Dans un autre domaine, celui de la construction et du bâtiment, le cimentier français Vicat a annoncé début 2017 la réalisation de la première maison individuelle en France par projection mécanique de son béton de chanvre PromptUp. Les sociétés Le Barbançon et ARB ont utilisé le mélange de ciment naturel et de particules de chanvre directement sur coffrage. Vicat indique que les solutions biosourcées sont « particulièrement appréciées pour les apports en termes de confort thermique, acoustique et hygrothermique. Autre exemple de développement, prévu pour décembre 2017, en Sud Essonne, un partenariat public privé a été créé pour la construction et l’entretien d’une route dont la sous-couche intègre du chanvre local. Le procédé, mis au point par la société Charier, permet d’utiliser moins de bitume, ce qui est écologique mais aussi économique, la fibre de chanvre étant bien moins coûteuse. Le chanvre sera fourni par la filière locale récemment structurée en Essonne autour de l’association d’agriculteurs Chanvre Avenir, et de la SARL Gatichanvre.
Enfin, dans un des domaines de prédilection de la fibre de chanvre, qui est celui des transport, mais cette fois hors automobile, la cabine de train Regio 2N est une des plus grandes pièces composites renforcées par des fibres végétales. Ce démonstrateur ferroviaire a été présenté pour la première fois lors de JEC World 2017 à Paris Nord Villepinte. La cabine du train Regio 2N est habituellement produite avec des fibres de verre en infusion et moulage en contact. Elle a été intégralement repensée et réétudiée par ordinateur pour substituer ce matériau synthétique par des fibres de lin et de chanvre comme renforts. La fabrication de la cabine du Regio 2N s’est fait en collaboration entre producteurs, industriels et experts dans le cadre du projet investissement d’avenir SINFONI ( note: le consortium de Sinfoni a créé un Observatoire des « marchés des fibres végétales techniques matériaux -hors bois- qui a publié un premier memento cette année).

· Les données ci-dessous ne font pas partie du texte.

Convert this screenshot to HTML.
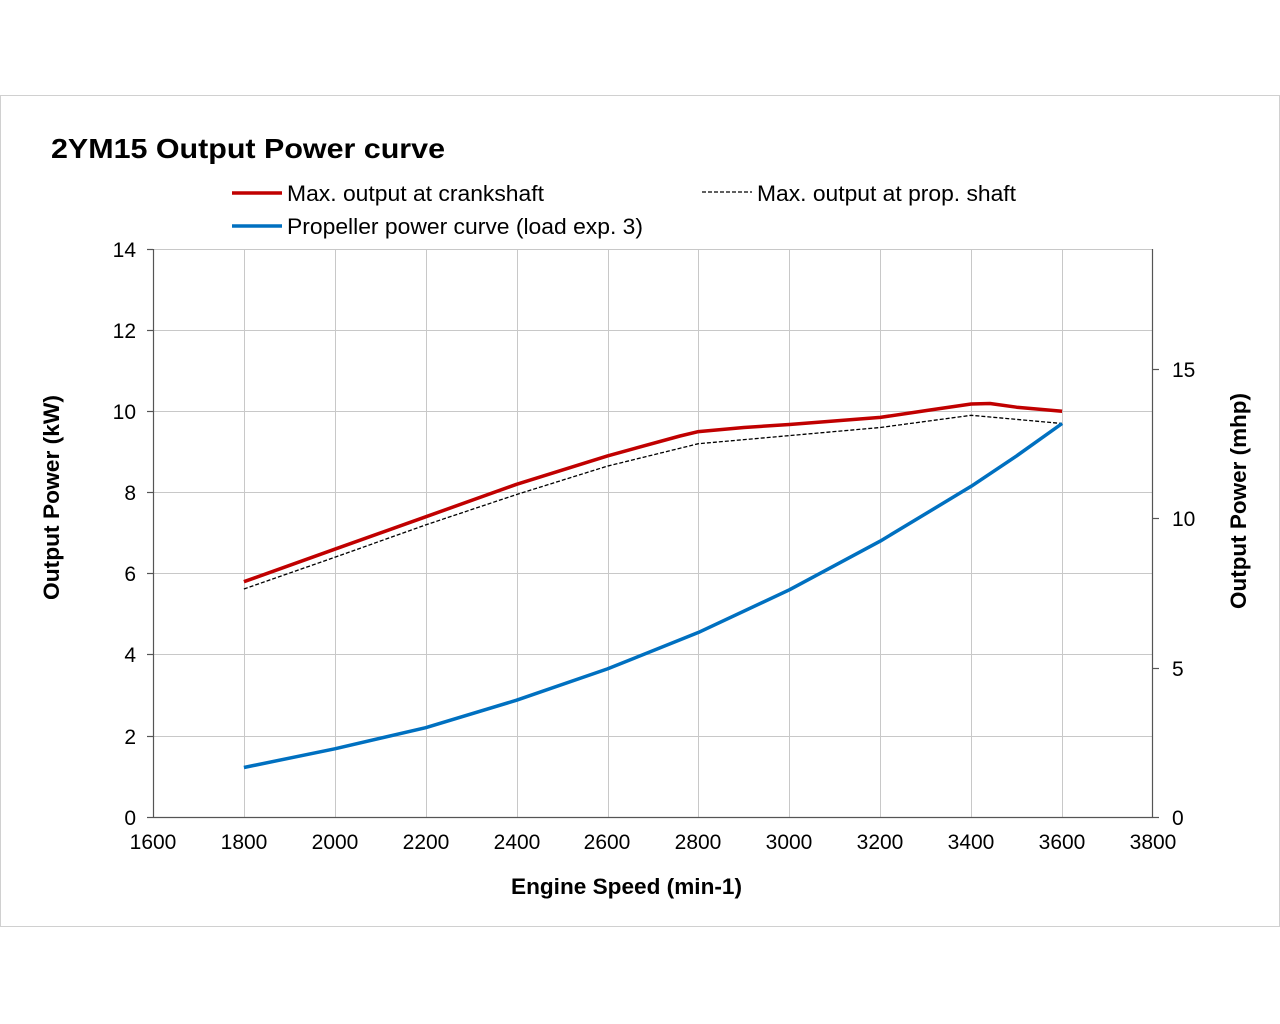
<!DOCTYPE html>
<html><head><meta charset="utf-8"><style>
html,body{margin:0;padding:0;background:#fff;}
svg{display:block;font-family:"Liberation Sans",Arial,sans-serif;}
</style></head><body>
<svg width="1280" height="1024" viewBox="0 0 1280 1024">
<rect x="0" y="0" width="1280" height="1024" fill="#fff"/>
<rect x="0.5" y="95.5" width="1279" height="831" fill="#fff" stroke="#d0d0d0"/>
<text x="51" y="158" font-size="28" font-weight="bold" fill="#000" textLength="394" lengthAdjust="spacingAndGlyphs">2YM15 Output Power  curve</text>
<line x1="232" y1="193" x2="282" y2="193" stroke="#c00000" stroke-width="3.5"/>
<text x="287" y="201" font-size="22" textLength="257" lengthAdjust="spacingAndGlyphs">Max. output at crankshaft</text>
<line x1="702" y1="192" x2="752" y2="192" stroke="#000" stroke-width="1.3" stroke-dasharray="4,2"/>
<text x="757" y="201" font-size="22" textLength="259" lengthAdjust="spacingAndGlyphs">Max. output at prop. shaft</text>
<line x1="232" y1="226" x2="282" y2="226" stroke="#0070c0" stroke-width="3.5"/>
<text x="287" y="234" font-size="22" textLength="356" lengthAdjust="spacingAndGlyphs">Propeller power curve (load exp. 3)</text>
<g stroke="#c8c8c8" stroke-width="1">
<line x1="153" y1="249.5" x2="1153" y2="249.5"/>
<line x1="153" y1="330.5" x2="1153" y2="330.5"/>
<line x1="153" y1="411.5" x2="1153" y2="411.5"/>
<line x1="153" y1="492.5" x2="1153" y2="492.5"/>
<line x1="153" y1="573.5" x2="1153" y2="573.5"/>
<line x1="153" y1="654.5" x2="1153" y2="654.5"/>
<line x1="153" y1="736.5" x2="1153" y2="736.5"/>
<line x1="244.5" y1="249" x2="244.5" y2="817"/>
<line x1="335.5" y1="249" x2="335.5" y2="817"/>
<line x1="426.5" y1="249" x2="426.5" y2="817"/>
<line x1="517.5" y1="249" x2="517.5" y2="817"/>
<line x1="608.5" y1="249" x2="608.5" y2="817"/>
<line x1="698.5" y1="249" x2="698.5" y2="817"/>
<line x1="789.5" y1="249" x2="789.5" y2="817"/>
<line x1="880.5" y1="249" x2="880.5" y2="817"/>
<line x1="971.5" y1="249" x2="971.5" y2="817"/>
<line x1="1062.5" y1="249" x2="1062.5" y2="817"/>
</g>
<g stroke="#555" stroke-width="1.2">
<line x1="153.5" y1="249" x2="153.5" y2="817"/>
<line x1="1152.5" y1="249" x2="1152.5" y2="817"/>
<line x1="153" y1="817.5" x2="1153" y2="817.5"/>
<line x1="147" y1="249.5" x2="153" y2="249.5"/><line x1="147" y1="330.5" x2="153" y2="330.5"/><line x1="147" y1="411.5" x2="153" y2="411.5"/><line x1="147" y1="492.5" x2="153" y2="492.5"/><line x1="147" y1="573.5" x2="153" y2="573.5"/><line x1="147" y1="654.5" x2="153" y2="654.5"/><line x1="147" y1="736.5" x2="153" y2="736.5"/><line x1="147" y1="817.5" x2="153" y2="817.5"/>
<line x1="1153" y1="369.5" x2="1159" y2="369.5"/><line x1="1153" y1="518.5" x2="1159" y2="518.5"/><line x1="1153" y1="668.5" x2="1159" y2="668.5"/><line x1="1153" y1="817.5" x2="1159" y2="817.5"/>
</g>
<g font-size="21" text-anchor="end">
<text x="136" y="257">14</text><text x="136" y="338">12</text><text x="136" y="419">10</text><text x="136" y="500">8</text><text x="136" y="581">6</text><text x="136" y="662">4</text><text x="136" y="744">2</text><text x="136" y="825">0</text>
</g>
<g font-size="21" text-anchor="start">
<text x="1172" y="377">15</text><text x="1172" y="526">10</text><text x="1172" y="676">5</text><text x="1172" y="825">0</text>
</g>
<g font-size="21" text-anchor="middle">
<text x="153" y="849">1600</text><text x="244" y="849">1800</text><text x="335" y="849">2000</text><text x="426" y="849">2200</text><text x="517" y="849">2400</text><text x="607" y="849">2600</text><text x="698" y="849">2800</text><text x="789" y="849">3000</text><text x="880" y="849">3200</text><text x="971" y="849">3400</text><text x="1062" y="849">3600</text><text x="1153" y="849">3800</text>
</g>
<text x="511" y="894" font-size="22" font-weight="bold" textLength="231" lengthAdjust="spacingAndGlyphs">Engine Speed (min-1)</text>
<text transform="translate(59,600) rotate(-90)" font-size="22" font-weight="bold" textLength="205" lengthAdjust="spacingAndGlyphs">Output Power (kW)</text>
<text transform="translate(1246,609) rotate(-90)" font-size="22" font-weight="bold" textLength="216" lengthAdjust="spacingAndGlyphs">Output Power (mhp)</text>
<polyline fill="none" stroke="#000" stroke-width="1.3" stroke-dasharray="4,2" points="243.9,589 334.8,557.3 425.7,524.9 516.6,494.5 607.5,466.1 698.5,443.7 789.4,435.6 880.3,427.5 971.2,415.3 1062.1,423.5"/>
<polyline fill="none" stroke="#c00000" stroke-width="3.5" stroke-linejoin="round" points="243.9,581.7 334.8,549.2 425.7,516.8 516.6,484.3 607.5,455.9 680,436 698.5,431.6 743.9,427.5 789.4,424.5 880.3,417.4 930,410 971.2,404 990,403.5 1016.6,407.2 1062.1,411.3"/>
<polyline fill="none" stroke="#0070c0" stroke-width="3.5" stroke-linejoin="round" points="243.9,767.5 334.8,748.8 425.7,727.7 516.6,700.2 607.5,668.9 698.5,632.4 789.4,589.8 880.3,541.1 971.2,486.3 1016.6,455.9 1062.1,423.5"/>
</svg>
</body></html>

A noter également hors de nos frontières que la première unité wallonne de défibrage de chanvre industriel a été inaugurée en septembre 2016, “l’amorce d’une filière prometteuse”, qui pourrait se développer dans les années à venir. La culture du chanvre s’est redéveloppée dès 2009, principalement dans les provinces de Namur et de Luxembourg. Aujourd’hui, la filière compte 400 hectares cultivés et quatre entreprises de transformation. L’objectif, d’ici à 2020, est de monter à 1000 hectares et d’exporter. Le centre de recherches Agri-Développement CER Groupe qui est à l’origine du projet de l’usine de Marloie, a développé des machines expérimentales uniques au monde pour le défibrage (contrairement aux classiques des broyeurs à marteaux) afin d’obtenir une grande finesse de fibres, et pouvoir concurrencer le lin dans l’industrie textile.